* _AIM_
Your task is to output the listing word for word, with pictures excluded.

* _DATA SEGMENT_
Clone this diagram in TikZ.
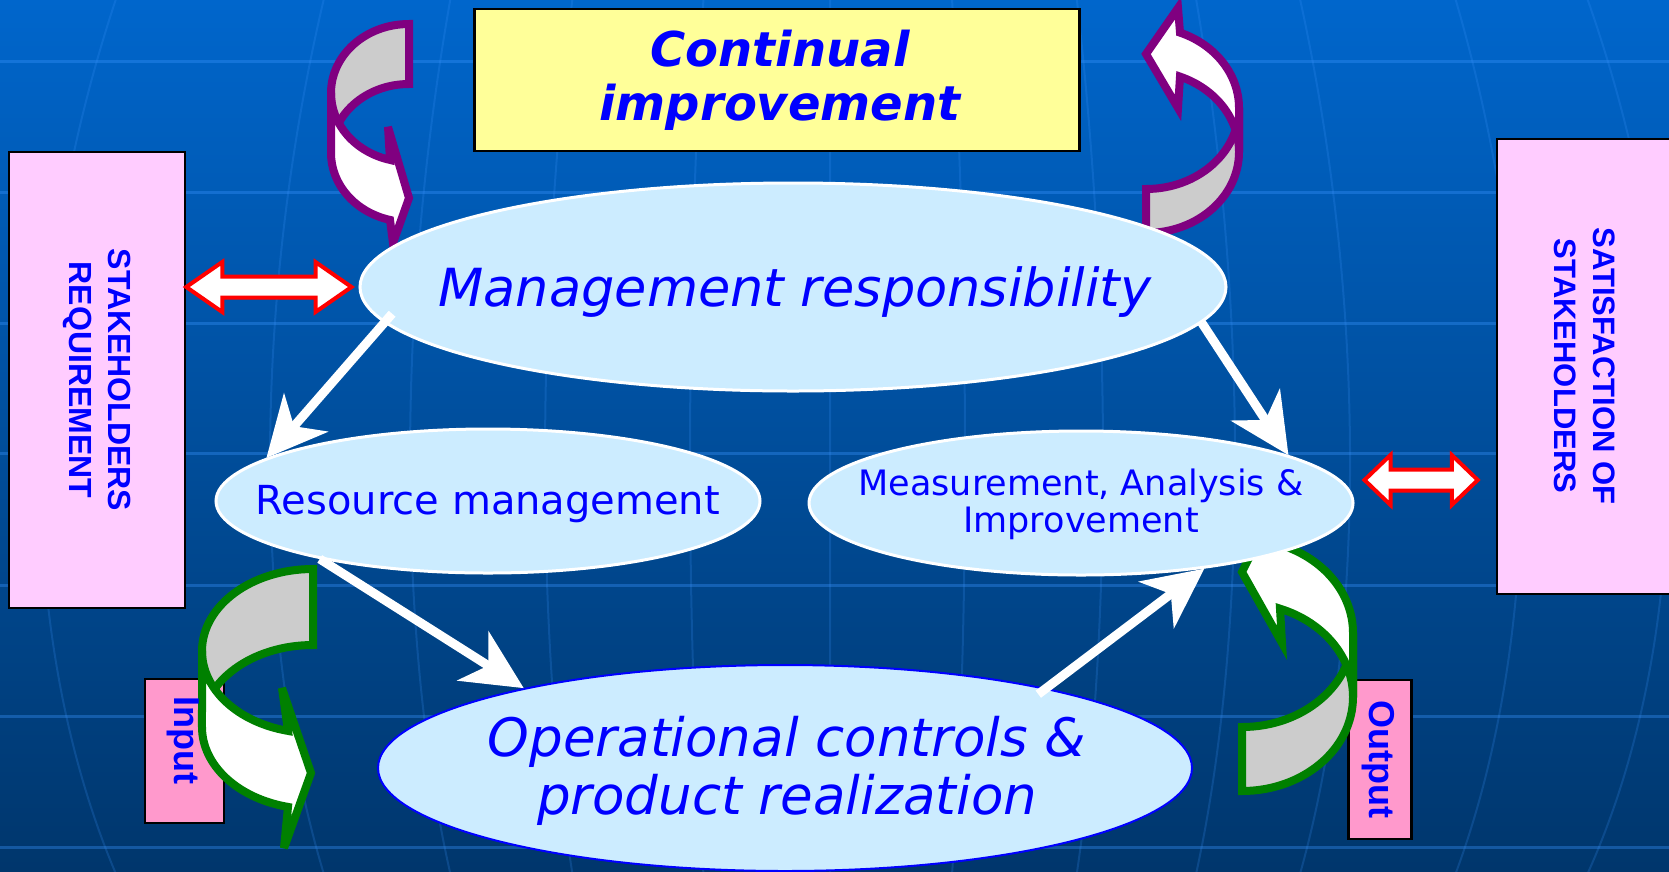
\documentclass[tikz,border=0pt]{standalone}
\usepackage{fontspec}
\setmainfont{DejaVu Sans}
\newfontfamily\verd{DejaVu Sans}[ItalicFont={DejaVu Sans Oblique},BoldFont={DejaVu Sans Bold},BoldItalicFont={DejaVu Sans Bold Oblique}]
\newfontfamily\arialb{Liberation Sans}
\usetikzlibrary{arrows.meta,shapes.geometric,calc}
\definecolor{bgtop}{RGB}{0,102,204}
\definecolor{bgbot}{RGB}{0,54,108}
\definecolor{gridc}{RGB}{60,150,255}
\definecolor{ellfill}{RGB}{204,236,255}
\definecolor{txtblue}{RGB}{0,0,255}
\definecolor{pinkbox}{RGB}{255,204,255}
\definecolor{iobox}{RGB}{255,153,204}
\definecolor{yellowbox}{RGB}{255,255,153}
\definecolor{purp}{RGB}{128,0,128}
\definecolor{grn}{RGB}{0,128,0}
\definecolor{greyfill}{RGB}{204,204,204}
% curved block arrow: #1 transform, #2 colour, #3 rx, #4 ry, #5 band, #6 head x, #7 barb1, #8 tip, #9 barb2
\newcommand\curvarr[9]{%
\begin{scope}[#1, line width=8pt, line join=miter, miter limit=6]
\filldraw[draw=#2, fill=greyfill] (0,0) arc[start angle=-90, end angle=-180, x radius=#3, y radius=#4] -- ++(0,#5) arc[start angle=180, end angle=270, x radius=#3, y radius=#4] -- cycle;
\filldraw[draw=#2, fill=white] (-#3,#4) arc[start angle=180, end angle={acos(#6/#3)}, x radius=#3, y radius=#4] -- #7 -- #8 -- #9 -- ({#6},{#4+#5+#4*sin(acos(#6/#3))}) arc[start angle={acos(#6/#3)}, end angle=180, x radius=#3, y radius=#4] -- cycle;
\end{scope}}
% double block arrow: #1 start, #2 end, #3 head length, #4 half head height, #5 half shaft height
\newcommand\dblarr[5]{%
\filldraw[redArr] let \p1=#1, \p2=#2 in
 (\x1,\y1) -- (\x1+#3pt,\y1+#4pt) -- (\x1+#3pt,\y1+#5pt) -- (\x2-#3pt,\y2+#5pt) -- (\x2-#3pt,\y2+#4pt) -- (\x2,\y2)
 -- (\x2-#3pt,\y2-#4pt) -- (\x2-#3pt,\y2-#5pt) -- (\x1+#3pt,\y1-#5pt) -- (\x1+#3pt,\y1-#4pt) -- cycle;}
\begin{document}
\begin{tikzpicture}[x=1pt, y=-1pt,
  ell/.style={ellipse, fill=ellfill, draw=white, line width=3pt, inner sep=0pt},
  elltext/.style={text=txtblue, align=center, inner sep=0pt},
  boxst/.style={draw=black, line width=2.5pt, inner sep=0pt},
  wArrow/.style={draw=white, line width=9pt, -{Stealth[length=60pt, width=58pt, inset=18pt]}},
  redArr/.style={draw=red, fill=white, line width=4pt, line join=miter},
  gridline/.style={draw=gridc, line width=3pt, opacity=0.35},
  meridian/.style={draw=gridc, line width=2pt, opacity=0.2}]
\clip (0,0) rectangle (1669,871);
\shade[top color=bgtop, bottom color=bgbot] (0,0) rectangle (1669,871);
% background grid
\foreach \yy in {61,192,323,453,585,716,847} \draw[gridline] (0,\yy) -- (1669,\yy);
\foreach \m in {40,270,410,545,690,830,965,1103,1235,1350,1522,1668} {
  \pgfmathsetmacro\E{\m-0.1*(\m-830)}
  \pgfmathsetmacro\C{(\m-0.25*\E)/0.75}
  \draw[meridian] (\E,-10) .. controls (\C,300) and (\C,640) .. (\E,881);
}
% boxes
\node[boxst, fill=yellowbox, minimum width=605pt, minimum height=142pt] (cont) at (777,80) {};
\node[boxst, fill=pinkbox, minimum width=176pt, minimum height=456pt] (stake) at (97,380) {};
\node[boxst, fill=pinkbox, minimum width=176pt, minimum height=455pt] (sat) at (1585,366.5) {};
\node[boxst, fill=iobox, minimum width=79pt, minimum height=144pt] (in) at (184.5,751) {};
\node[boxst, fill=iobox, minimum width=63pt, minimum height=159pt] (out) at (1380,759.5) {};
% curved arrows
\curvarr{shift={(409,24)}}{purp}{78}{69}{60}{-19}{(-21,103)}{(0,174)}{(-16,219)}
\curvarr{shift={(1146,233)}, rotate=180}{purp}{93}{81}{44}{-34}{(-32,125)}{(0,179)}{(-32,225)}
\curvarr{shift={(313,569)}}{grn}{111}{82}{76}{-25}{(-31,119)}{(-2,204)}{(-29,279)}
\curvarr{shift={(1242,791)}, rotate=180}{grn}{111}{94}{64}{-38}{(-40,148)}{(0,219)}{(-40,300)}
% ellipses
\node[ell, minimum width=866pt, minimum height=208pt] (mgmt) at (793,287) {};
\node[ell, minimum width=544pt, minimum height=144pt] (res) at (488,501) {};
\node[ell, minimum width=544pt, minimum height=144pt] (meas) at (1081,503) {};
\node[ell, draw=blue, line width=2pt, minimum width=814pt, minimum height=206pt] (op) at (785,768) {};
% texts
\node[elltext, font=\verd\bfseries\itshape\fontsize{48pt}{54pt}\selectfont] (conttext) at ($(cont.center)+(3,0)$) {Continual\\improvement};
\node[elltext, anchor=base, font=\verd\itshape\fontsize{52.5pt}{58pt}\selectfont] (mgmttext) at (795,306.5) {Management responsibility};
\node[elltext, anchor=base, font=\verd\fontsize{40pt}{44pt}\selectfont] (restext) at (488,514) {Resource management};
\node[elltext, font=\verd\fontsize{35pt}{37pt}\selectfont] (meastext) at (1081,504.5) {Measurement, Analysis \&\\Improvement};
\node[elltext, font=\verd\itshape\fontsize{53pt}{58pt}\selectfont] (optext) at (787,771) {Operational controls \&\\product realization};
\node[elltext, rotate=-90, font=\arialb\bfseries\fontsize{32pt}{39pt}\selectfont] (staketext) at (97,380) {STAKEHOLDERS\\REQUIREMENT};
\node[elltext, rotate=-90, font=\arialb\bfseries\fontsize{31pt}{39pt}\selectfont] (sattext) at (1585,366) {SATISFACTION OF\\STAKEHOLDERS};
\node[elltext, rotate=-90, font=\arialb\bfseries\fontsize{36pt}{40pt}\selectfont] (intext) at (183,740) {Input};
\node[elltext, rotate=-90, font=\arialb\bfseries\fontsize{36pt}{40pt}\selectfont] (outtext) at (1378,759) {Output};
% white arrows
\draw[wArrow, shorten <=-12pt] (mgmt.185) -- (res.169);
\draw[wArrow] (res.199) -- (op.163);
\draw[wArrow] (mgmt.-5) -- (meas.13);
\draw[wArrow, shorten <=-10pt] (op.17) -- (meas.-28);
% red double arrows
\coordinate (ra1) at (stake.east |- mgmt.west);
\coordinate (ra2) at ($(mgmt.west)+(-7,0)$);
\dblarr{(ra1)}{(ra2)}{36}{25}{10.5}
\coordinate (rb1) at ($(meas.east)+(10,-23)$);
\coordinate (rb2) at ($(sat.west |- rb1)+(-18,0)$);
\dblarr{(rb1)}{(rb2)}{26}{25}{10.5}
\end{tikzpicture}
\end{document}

* _WRITTEN RESPONSE_
Clone this diagram in TikZ.
\documentclass[tikz,border=0pt]{standalone}
\usepackage{fontspec}
\setmainfont{DejaVu Sans}
\newfontfamily\verd{DejaVu Sans}[ItalicFont={DejaVu Sans Oblique},BoldFont={DejaVu Sans Bold},BoldItalicFont={DejaVu Sans Bold Oblique}]
\newfontfamily\arialb{Liberation Sans}
\usetikzlibrary{arrows.meta,shapes.geometric,calc}
\definecolor{bgtop}{RGB}{0,102,204}
\definecolor{bgbot}{RGB}{0,54,108}
\definecolor{gridc}{RGB}{60,150,255}
\definecolor{ellfill}{RGB}{204,236,255}
\definecolor{txtblue}{RGB}{0,0,255}
\definecolor{pinkbox}{RGB}{255,204,255}
\definecolor{iobox}{RGB}{255,153,204}
\definecolor{yellowbox}{RGB}{255,255,153}
\definecolor{purp}{RGB}{128,0,128}
\definecolor{grn}{RGB}{0,128,0}
\definecolor{greyfill}{RGB}{204,204,204}
% curved block arrow: #1 transform, #2 colour, #3 rx, #4 ry, #5 band, #6 head x, #7 barb1, #8 tip, #9 barb2
\newcommand\curvarr[9]{%
\begin{scope}[#1, line width=8pt, line join=miter, miter limit=6]
\filldraw[draw=#2, fill=greyfill] (0,0) arc[start angle=-90, end angle=-180, x radius=#3, y radius=#4] -- ++(0,#5) arc[start angle=180, end angle=270, x radius=#3, y radius=#4] -- cycle;
\filldraw[draw=#2, fill=white] (-#3,#4) arc[start angle=180, end angle={acos(#6/#3)}, x radius=#3, y radius=#4] -- #7 -- #8 -- #9 -- ({#6},{#4+#5+#4*sin(acos(#6/#3))}) arc[start angle={acos(#6/#3)}, end angle=180, x radius=#3, y radius=#4] -- cycle;
\end{scope}}
% double block arrow: #1 start, #2 end, #3 head length, #4 half head height, #5 half shaft height
\newcommand\dblarr[5]{%
\filldraw[redArr] let \p1=#1, \p2=#2 in
 (\x1,\y1) -- (\x1+#3pt,\y1+#4pt) -- (\x1+#3pt,\y1+#5pt) -- (\x2-#3pt,\y2+#5pt) -- (\x2-#3pt,\y2+#4pt) -- (\x2,\y2)
 -- (\x2-#3pt,\y2-#4pt) -- (\x2-#3pt,\y2-#5pt) -- (\x1+#3pt,\y1-#5pt) -- (\x1+#3pt,\y1-#4pt) -- cycle;}
\begin{document}
\begin{tikzpicture}[x=1pt, y=-1pt,
  ell/.style={ellipse, fill=ellfill, draw=white, line width=3pt, inner sep=0pt},
  elltext/.style={text=txtblue, align=center, inner sep=0pt},
  boxst/.style={draw=black, line width=2.5pt, inner sep=0pt},
  wArrow/.style={draw=white, line width=9pt, -{Stealth[length=60pt, width=58pt, inset=18pt]}},
  redArr/.style={draw=red, fill=white, line width=4pt, line join=miter},
  gridline/.style={draw=gridc, line width=3pt, opacity=0.35},
  meridian/.style={draw=gridc, line width=2pt, opacity=0.2}]
\clip (0,0) rectangle (1669,871);
\shade[top color=bgtop, bottom color=bgbot] (0,0) rectangle (1669,871);
% background grid
\foreach \yy in {61,192,323,453,585,716,847} \draw[gridline] (0,\yy) -- (1669,\yy);
\foreach \m in {40,270,410,545,690,830,965,1103,1235,1350,1522,1668} {
  \pgfmathsetmacro\E{\m-0.1*(\m-830)}
  \pgfmathsetmacro\C{(\m-0.25*\E)/0.75}
  \draw[meridian] (\E,-10) .. controls (\C,300) and (\C,640) .. (\E,881);
}
% boxes
\node[boxst, fill=yellowbox, minimum width=605pt, minimum height=142pt] (cont) at (777,80) {};
\node[boxst, fill=pinkbox, minimum width=176pt, minimum height=456pt] (stake) at (97,380) {};
\node[boxst, fill=pinkbox, minimum width=176pt, minimum height=455pt] (sat) at (1585,366.5) {};
\node[boxst, fill=iobox, minimum width=79pt, minimum height=144pt] (in) at (184.5,751) {};
\node[boxst, fill=iobox, minimum width=63pt, minimum height=159pt] (out) at (1380,759.5) {};
% curved arrows
\curvarr{shift={(409,24)}}{purp}{78}{69}{60}{-19}{(-21,103)}{(0,174)}{(-16,219)}
\curvarr{shift={(1146,233)}, rotate=180}{purp}{93}{81}{44}{-34}{(-32,125)}{(0,179)}{(-32,225)}
\curvarr{shift={(313,569)}}{grn}{111}{82}{76}{-25}{(-31,119)}{(-2,204)}{(-29,279)}
\curvarr{shift={(1242,791)}, rotate=180}{grn}{111}{94}{64}{-38}{(-40,148)}{(0,219)}{(-40,300)}
% ellipses
\node[ell, minimum width=866pt, minimum height=208pt] (mgmt) at (793,287) {};
\node[ell, minimum width=544pt, minimum height=144pt] (res) at (488,501) {};
\node[ell, minimum width=544pt, minimum height=144pt] (meas) at (1081,503) {};
\node[ell, draw=blue, line width=2pt, minimum width=814pt, minimum height=206pt] (op) at (785,768) {};
% texts
\node[elltext, font=\verd\bfseries\itshape\fontsize{48pt}{54pt}\selectfont] (conttext) at ($(cont.center)+(3,0)$) {Continual\\improvement};
\node[elltext, anchor=base, font=\verd\itshape\fontsize{52.5pt}{58pt}\selectfont] (mgmttext) at (795,306.5) {Management responsibility};
\node[elltext, anchor=base, font=\verd\fontsize{40pt}{44pt}\selectfont] (restext) at (488,514) {Resource management};
\node[elltext, font=\verd\fontsize{35pt}{37pt}\selectfont] (meastext) at (1081,504.5) {Measurement, Analysis \&\\Improvement};
\node[elltext, font=\verd\itshape\fontsize{53pt}{58pt}\selectfont] (optext) at (787,771) {Operational controls \&\\product realization};
\node[elltext, rotate=-90, font=\arialb\bfseries\fontsize{32pt}{39pt}\selectfont] (staketext) at (97,380) {STAKEHOLDERS\\REQUIREMENT};
\node[elltext, rotate=-90, font=\arialb\bfseries\fontsize{31pt}{39pt}\selectfont] (sattext) at (1585,366) {SATISFACTION OF\\STAKEHOLDERS};
\node[elltext, rotate=-90, font=\arialb\bfseries\fontsize{36pt}{40pt}\selectfont] (intext) at (183,740) {Input};
\node[elltext, rotate=-90, font=\arialb\bfseries\fontsize{36pt}{40pt}\selectfont] (outtext) at (1378,759) {Output};
% white arrows
\draw[wArrow, shorten <=-12pt] (mgmt.185) -- (res.169);
\draw[wArrow] (res.199) -- (op.163);
\draw[wArrow] (mgmt.-5) -- (meas.13);
\draw[wArrow, shorten <=-10pt] (op.17) -- (meas.-28);
% red double arrows
\coordinate (ra1) at (stake.east |- mgmt.west);
\coordinate (ra2) at ($(mgmt.west)+(-7,0)$);
\dblarr{(ra1)}{(ra2)}{36}{25}{10.5}
\coordinate (rb1) at ($(meas.east)+(10,-23)$);
\coordinate (rb2) at ($(sat.west |- rb1)+(-18,0)$);
\dblarr{(rb1)}{(rb2)}{26}{25}{10.5}
\end{tikzpicture}
\end{document}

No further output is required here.